• [To do] Search the data below for the string "Python". Extract every line that contains it.

• [Data listing]
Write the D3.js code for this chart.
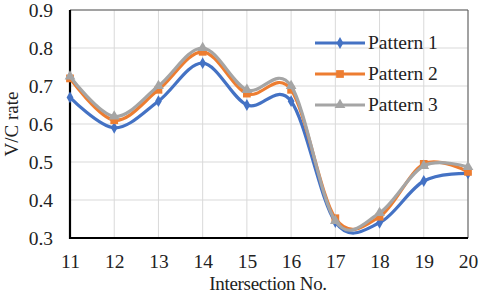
<!DOCTYPE html>
<html>
<head>
<meta charset="utf-8">
<script src="https://cdn.jsdelivr.net/npm/d3@7"></script>
<style>
  body { margin: 0; background: #fff; }
  svg text { font-family: "Liberation Serif", "DejaVu Serif", serif; fill: #222; }
</style>
</head>
<body>
<svg width="480" height="295"></svg>
<script>
var intersections = [11, 12, 13, 14, 15, 16, 17, 18, 19, 20];
var pattern1 = [0.67, 0.59, 0.66, 0.76, 0.65, 0.66, 0.342, 0.34, 0.45, 0.47];
var pattern2 = [0.72, 0.61, 0.69, 0.79, 0.68, 0.69, 0.352, 0.356, 0.495, 0.474];
var pattern3 = [0.725, 0.62, 0.70, 0.80, 0.69, 0.70, 0.345, 0.366, 0.49, 0.487];
var yTicks = [0.3, 0.4, 0.5, 0.6, 0.7, 0.8, 0.9];

var series = [
  {name: "Pattern 1", values: pattern1, color: "#4472C4", marker: "diamond"},
  {name: "Pattern 2", values: pattern2, color: "#ED7D31", marker: "square"},
  {name: "Pattern 3", values: pattern3, color: "#A5A5A5", marker: "triangle"}
];

var svg = d3.select("svg");
var plotLeft = 70, plotRight = 468, plotTop = 10, plotBottom = 238;

var x = d3.scaleLinear().domain([11, 20]).range([plotLeft, plotRight]);
var y = d3.scaleLinear().domain([0.3, 0.9]).range([plotBottom, plotTop]);

// grid
svg.append("g").selectAll("line")
  .data(yTicks)
  .enter().append("line")
    .attr("x1", plotLeft).attr("x2", plotRight)
    .attr("y1", function(d) {return y(d);})
    .attr("y2", function(d) {return y(d);})
    .attr("stroke", "#d9d9d9").attr("stroke-width", 1);
svg.append("g").selectAll("line")
  .data(intersections)
  .enter().append("line")
    .attr("y1", plotTop).attr("y2", plotBottom)
    .attr("x1", function(d) {return x(d);})
    .attr("x2", function(d) {return x(d);})
    .attr("stroke", "#d9d9d9").attr("stroke-width", 1);

// frame
svg.append("path")
  .attr("d", "M" + plotLeft + "," + plotTop + "H" + plotRight + "V" + plotBottom)
  .attr("fill", "none").attr("stroke", "#595959").attr("stroke-width", 1);

// axes
var yAxis = d3.axisLeft(y).tickValues(yTicks).tickFormat(d3.format(".1f")).tickSize(0).tickPadding(17);
var xAxis = d3.axisBottom(x).tickValues(intersections).tickFormat(d3.format("d")).tickSize(0).tickPadding(16);

var gy = svg.append("g").attr("transform", "translate(" + plotLeft + ",0)").call(yAxis);
var gx = svg.append("g").attr("transform", "translate(0," + plotBottom + ")").call(xAxis);
[gx, gy].forEach(function(g) {
  g.select(".domain").remove();
  g.attr("font-family", null).attr("font-size", null);
  g.selectAll("text").style("font-size", "19.5px").attr("fill", "#222");
});

svg.append("path")
  .attr("d", "M" + plotLeft + "," + plotTop + "V" + plotBottom + "H" + plotRight)
  .attr("fill", "none").attr("stroke", "#000").attr("stroke-width", 2.2);

// lines
var line = d3.line()
  .x(function(d, i) {return x(intersections[i]);})
  .y(function(d) {return y(d);})
  .curve(d3.curveCatmullRom.alpha(0));

var symbols = {
  diamond: d3.symbol().type(d3.symbolDiamond).size(40),
  square: d3.symbol().type(d3.symbolSquare).size(60),
  triangle: d3.symbol().type(d3.symbolTriangle).size(50)
};

series.forEach(function(s) {
  svg.append("path")
    .datum(s.values)
    .attr("d", line)
    .attr("fill", "none")
    .attr("stroke", s.color)
    .attr("stroke-width", 3.2);
  svg.append("g").selectAll("path")
    .data(s.values)
    .enter().append("path")
      .attr("d", symbols[s.marker])
      .attr("transform", function(d, i) {return "translate(" + x(intersections[i]) + "," + y(d) + ")";})
      .attr("fill", s.color);
});

// legend
var legend = svg.append("g");
series.forEach(function(s, i) {
  var ly = 43 + i * 31;
  legend.append("line")
    .attr("x1", 315).attr("x2", 365).attr("y1", ly).attr("y2", ly)
    .attr("stroke", s.color).attr("stroke-width", 3.2);
  legend.append("path")
    .attr("d", symbols[s.marker])
    .attr("transform", "translate(340," + ly + ")")
    .attr("fill", s.color);
  legend.append("text")
    .attr("x", 368).attr("y", ly + 6)
    .style("font-size", "19.5px")
    .text(s.name);
});

// axis titles
svg.append("text")
  .attr("x", 268).attr("y", 290)
  .attr("text-anchor", "middle")
  .style("font-size", "19px")
  .style("letter-spacing", "-0.3px")
  .text("Intersection No.");
svg.append("text")
  .attr("transform", "translate(18,124) rotate(-90)")
  .attr("text-anchor", "middle")
  .style("font-size", "19px")
  .text("V/C rate");
</script>
</body>
</html>
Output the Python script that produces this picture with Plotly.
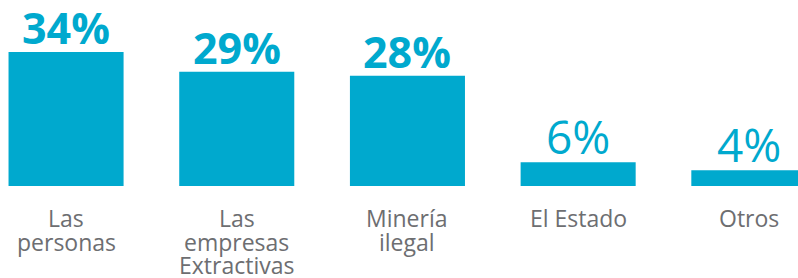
import plotly.graph_objects as go

categories = ["Las personas", "Las empresas Extractivas", "Minería ilegal", "El Estado", "Otros"]
label_lines = [["Las", "personas"], ["Las", "empresas", "Extractivas"], ["Minería", "ilegal"], ["El Estado"], ["Otros"]]
values = [34, 29, 28, 6, 4]
value_labels = ["34%", "29%", "28%", "6%", "4%"]
bold_flags = [True, True, True, False, False]

BAR = "#00A9CE"
GRAY = "#6D6E71"
FONT = "Open Sans"

fig = go.Figure()
fig.add_trace(go.Bar(x=categories, y=values, marker_color=BAR, marker_line_width=0,
                     hoverinfo="skip"))

annotations = []
for cat, v, lab, b in zip(categories, values, value_labels, bold_flags):
    annotations.append(dict(
        x=cat, y=v, xref="x", yref="y", text=f"<b>{lab}</b>" if b else lab,
        showarrow=False, yanchor="bottom", xanchor="center", yshift=-7,
        font=dict(family=FONT, size=43 if b else 46, color=BAR)))
for cat, lines in zip(categories, label_lines):
    for i, line in enumerate(lines):
        annotations.append(dict(
            x=cat, y=0, xref="x", yref="y", text=line, showarrow=False,
            yanchor="top", xanchor="center", yshift=-14 - 23.5 * i,
            font=dict(family=FONT, size=23, color=GRAY)))

fig.update_layout(
    width=798, height=278,
    margin=dict(l=0, r=0, t=0, b=92),
    paper_bgcolor="white", plot_bgcolor="white",
    bargap=0.326, showlegend=False,
    annotations=annotations,
    font=dict(family=FONT),
)
fig.update_xaxes(range=[-0.387, 4.288], showticklabels=False, showgrid=False,
                 zeroline=False, showline=False, ticks="")
fig.update_yaxes(range=[0, 47.2], visible=False)

fig.write_html("out.html", config={"displayModeBar": False, "staticPlot": True},
               post_script="document.body.style.margin='0';document.body.style.overflow='hidden';")
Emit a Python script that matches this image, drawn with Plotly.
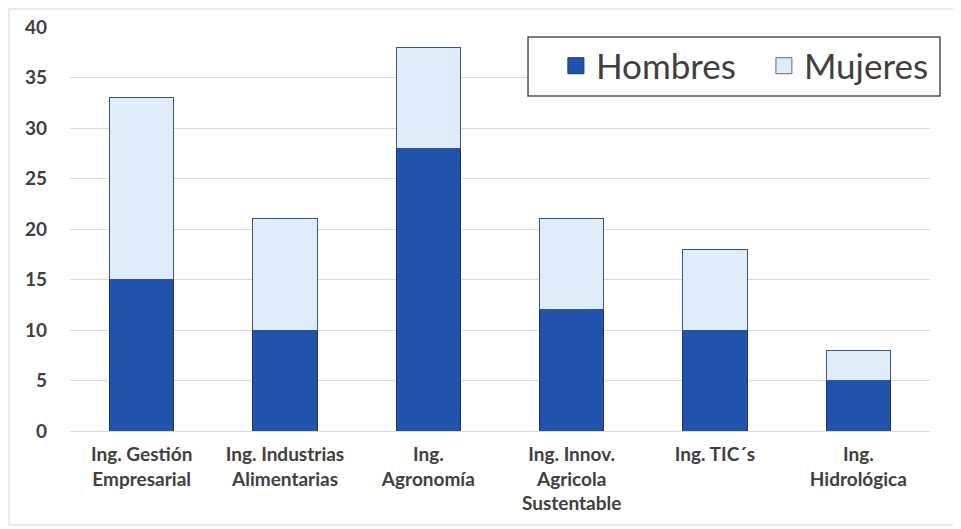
import plotly.graph_objects as go

categories = ["Ing. Gestión<br>Empresarial", "Ing. Industrias<br>Alimentarias", "Ing.<br>Agronomía",
              "Ing. Innov.<br>Agricola<br>Sustentable", "Ing. TIC´s", "Ing.<br>Hidrológica"]
hombres = [15, 10, 28, 12, 10, 5]
mujeres = [18, 11, 10, 9, 8, 3]
y_ticks = [0, 5, 10, 15, 20, 25, 30, 35, 40]

C_H = "#2153AD"
C_M = "#DFEDFA"
FONT = "Lato, Open Sans, sans-serif"

fig = go.Figure()
fig.add_trace(go.Bar(x=categories, y=hombres, name="Hombres", showlegend=False,
                     marker=dict(color=C_H, line=dict(color="#1B3466", width=1))))
fig.add_trace(go.Bar(x=categories, y=mujeres, name="Mujeres", showlegend=False,
                     marker=dict(color=C_M, line=dict(color="#3D5670", width=1))))
# legend entries (square swatches)
fig.add_trace(go.Scatter(x=[None], y=[None], mode="markers", name="Hombres",
                         marker=dict(symbol="square", size=20, color=C_H, line=dict(color="#1B3466", width=1))))
fig.add_trace(go.Scatter(x=[None], y=[None], mode="markers", name="Mujeres",
                         marker=dict(symbol="square", size=20, color=C_M, line=dict(color="#5A6E85", width=1))))

fig.update_layout(
    barmode="stack",
    bargap=0.55,
    width=961, height=529,
    margin=dict(l=62, r=39, t=19, b=106, autoexpand=False),
    paper_bgcolor="white", plot_bgcolor="white",
    font=dict(family=FONT, color="#404040"),
    legend=dict(orientation="h", x=0.565, xanchor="left", y=0.9035, yanchor="middle",
                bgcolor="rgba(0,0,0,0)", borderwidth=0,
                font=dict(size=35, color="#404040", family=FONT),
                itemwidth=30, traceorder="normal", itemsizing="trace",
                entrywidth=163, entrywidthmode="pixels"),
    xaxis=dict(showgrid=False, showline=True, linecolor="#D9D9D9", linewidth=1,
               tickfont=dict(size=19, color="#404040", family=FONT, weight="bold"),
               ticks="", ticklabelstandoff=6),
    yaxis=dict(range=[0, 40], tickvals=y_ticks, showgrid=True, gridcolor="#D9D9D9", gridwidth=1,
               zeroline=False, showline=False, ticks="",
               tickfont=dict(size=19, color="#404040", family=FONT, weight="bold"),
               ticklabelstandoff=22),
    shapes=[
        dict(type="rect", xref="paper", yref="paper", x0=-0.0709, x1=1.0314, y0=-0.2327, y1=1.0446,
             line=dict(color="#D6D6D6", width=1), layer="below"),
        dict(type="rect", xref="paper", yref="paper", x0=0.5326, x1=1.0116, y0=0.829, y1=0.975,
             line=dict(color="#505050", width=1.5), fillcolor="white", layer="above"),
    ],
)

fig.write_html("out.html")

• [Exercise result]
Output the Python script that produces this picture with Plotly.
Emit a Python script that matches this image, drawn with Plotly.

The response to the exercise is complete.